Middle school winners are: Maya Yrungaray, Draper Park Middle, PSA and short film; Liam Morgan, Albion Middle, animation; and Lia Timoney, Butler Middle, documentary.
High school film winners are: Amber Parker and Abigail Slama-Catron, Hillcrest High, PSA; Mason Stokes, Corner Canyon High, animation; Katie Tripp and Jackson Light, Corner Canyon, newscast; Audrey Stubbs, Corner Canyon High, documentary; and Abram Iman, Jordan High, short film.

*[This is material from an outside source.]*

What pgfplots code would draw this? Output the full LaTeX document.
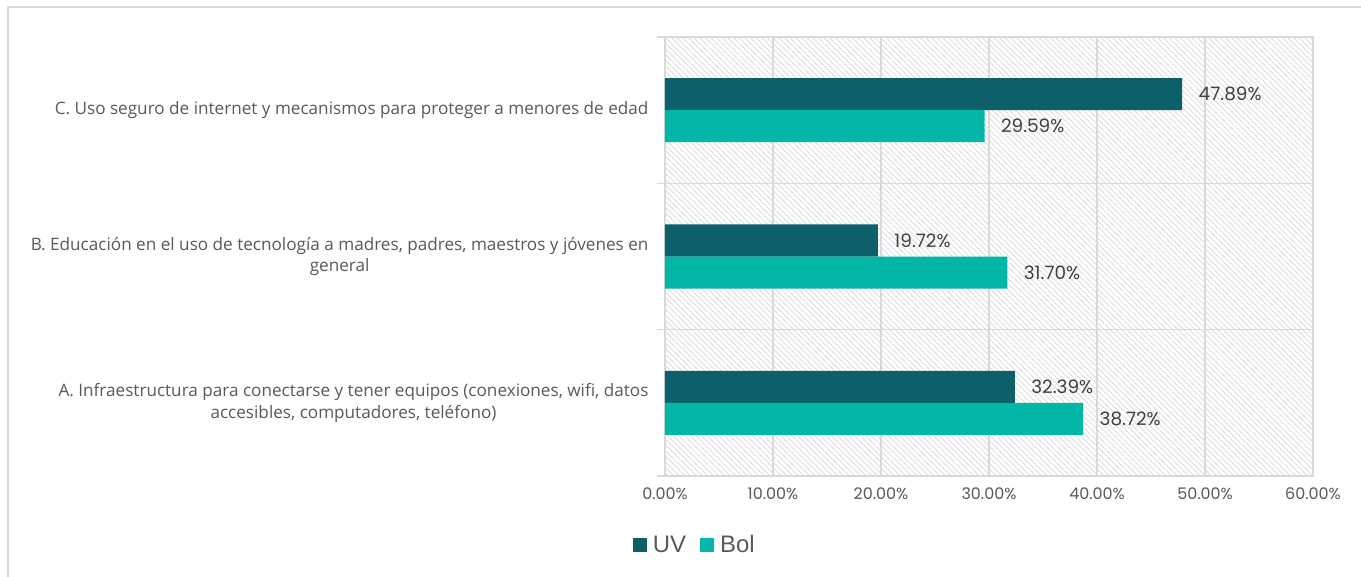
\documentclass[border=0pt]{standalone}
\usepackage{fontspec}
\setmainfont{Poppins}
\newfontfamily\catfont{Open Sans}
\newfontfamily\legfont{Liberation Sans}
\usepackage{pgfplots}
\pgfplotsset{compat=1.18}
\usetikzlibrary{patterns.meta}
\definecolor{uv}{HTML}{0D5F6A}
\definecolor{bol}{HTML}{02B6A8}
\definecolor{txt}{HTML}{595959}
\definecolor{lbl}{HTML}{404040}
\definecolor{grd}{HTML}{D9D9D9}
\definecolor{hatch}{HTML}{D6D6D6}
\begin{document}
\begin{tikzpicture}
\useasboundingbox (0bp,0bp) rectangle (1361bp,-577bp);
\draw[grd, line width=2bp] (8bp,-600bp) -- (8bp,-7bp) -- (1380bp,-7bp);
\begin{axis}[
  at={(665bp,-476bp)}, anchor=south west,
  scale only axis, width=648bp, height=439bp,
  xbar, bar width=0.219,
  xmin=0, xmax=60, ymin=-0.5, ymax=2.5,
  xtick={0,10,...,60},
  xticklabel={\pgfmathprintnumber[fixed,fixed zerofill,precision=2]{\tick}\%},
  xticklabel style={font=\fontsize{16}{19}\selectfont, text=txt, yshift=-8bp},
  /pgf/number format/assume math mode=true,
  ytick={0,1,2}, ytick pos=left,
  yticklabels={{A. Infraestructura para conectarse y tener equipos (conexiones, wifi, datos\\accesibles, computadores, teléfono)},
               {B. Educación en el uso de tecnología a madres, padres, maestros y jóvenes en\\general},
               {C. Uso seguro de internet y mecanismos para proteger a menores de edad}},
  yticklabel style={align=center, font=\catfont\fontsize{17.2}{22}\selectfont, text=txt, xshift=-13bp},
  minor ytick={-0.5,0.5,1.5,2.5},
  xmajorgrids, yminorgrids,
  major grid style={grd, line width=1.5bp},
  minor grid style={grd, line width=1.5bp},
  major tick length=0pt, minor tick length=8bp, tick align=outside,
  minor tick style={grd, line width=1.5bp},
  axis line style={grd, line width=1.5bp},
  axis background/.style={pattern={Lines[angle=-45, distance=4bp, line width=0.7bp]}, pattern color=hatch},
  point meta=x,
  nodes near coords={\pgfmathprintnumber[fixed,fixed zerofill,precision=2]{\pgfplotspointmeta}\%},
  nodes near coords style={font=\fontsize{18.5}{21}\selectfont, text=lbl, anchor=west, xshift=13bp},
  legend style={at={(0.046,-0.157)}, anchor=center, legend columns=2, draw=none, fill=none,
    font=\legfont\fontsize{24}{27}\selectfont, text=txt,
    /tikz/every even column/.append style={column sep=12bp}},
]
\addplot[fill=uv, draw=none, bar shift=0.1095,
  legend image code/.code={\fill[uv] (0bp,-7bp) rectangle (14bp,7bp); \path (18bp,0bp);}]
  coordinates {(32.39,0) (19.72,1) (47.89,2)};
\addplot[fill=bol, draw=none, bar shift=-0.1095,
  legend image code/.code={\fill[bol] (0bp,-7bp) rectangle (14bp,7bp); \path (18bp,0bp);}]
  coordinates {(38.72,0) (31.70,1) (29.59,2)};
\legend{UV, Bol}
\end{axis}
\end{tikzpicture}
\end{document}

The American Graduate education profile award winners are Hayden Earl and Zack Scheidell, Canyons Youth Academy; the American Graduate call to action award winner is Gavin Jensen, Alta High; and the American Graduate documentary of the year winner is teacher Jenni Perkins, Albion Middle. The teacher film winner is George Pechmann from Corner Canyon High.
The poster contest winner is Elena Parker of Midvale Middle. Her poster design will be used to promote next year’s contest.